Однако кроме хорошо известных инструментальных в лагере появились и уникальные вокальные работы Кляйна. Одна из них окутана тайной: это дошедшая до нас в наброске трёхголосная миниатюра на иврите «Bachuri Le'an Tisa»[96] для детских голосов. Долгое время эта песня считалась аранжировкой, но затем Лиза Кляйн включила её в полное собрание сочинений брата. В рукописи подтекстованы лишь четыре первых такта – «Мой мальчик, куда ты? Мой милый, всё кончено» на иврите. Что значат эти слова? Кто их автор? Существовал ли полный текст – в записанном виде или в памяти исполнителей и автора? Ответов у нас нет. Обычно песню исполняют, произнося лишь имеющийся текст и заменяя остальное на слог «лай-лай», что делает её ещё более пронзительной и странной.

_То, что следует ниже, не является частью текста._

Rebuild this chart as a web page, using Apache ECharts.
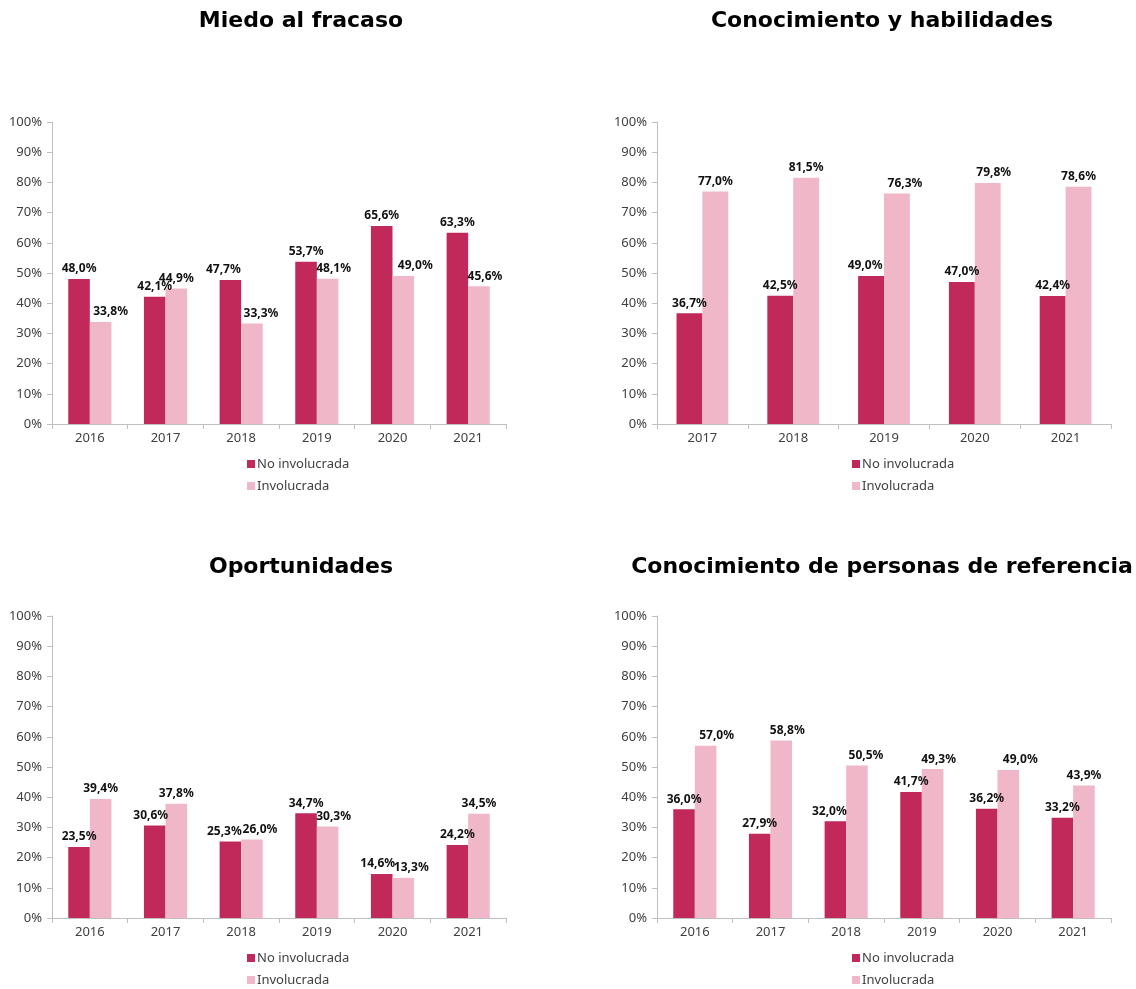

Остальные сочинения представляют собой мадригалы – жанр, пышно цветший в музыкальной культуре XVI в. Тогда мадригальное письмо представляло собой витиеватую полифонию для ансамбля певцов. Традиционно жанр ренессансного мадригала был связан с высокой поэзией: на музыку клались любовные, трагические или философские стихи, которые пропевались и «раскрашивались» фигурами музыкальной риторики. Кляйн взял для своих мадригалов тексты Гёльдерлина[97] (по-немецки) и Франсуа Вийона (в чешском переводе с французского). Невозможно представить, что за эти головоломно трудные, по языку близкие фортепианной сонате Кляйна пятиголосные миниатюры взялся бы самодеятельный лагерный хор. Скорее всего, они должны были исполняться маленьким ансамблем профессионалов.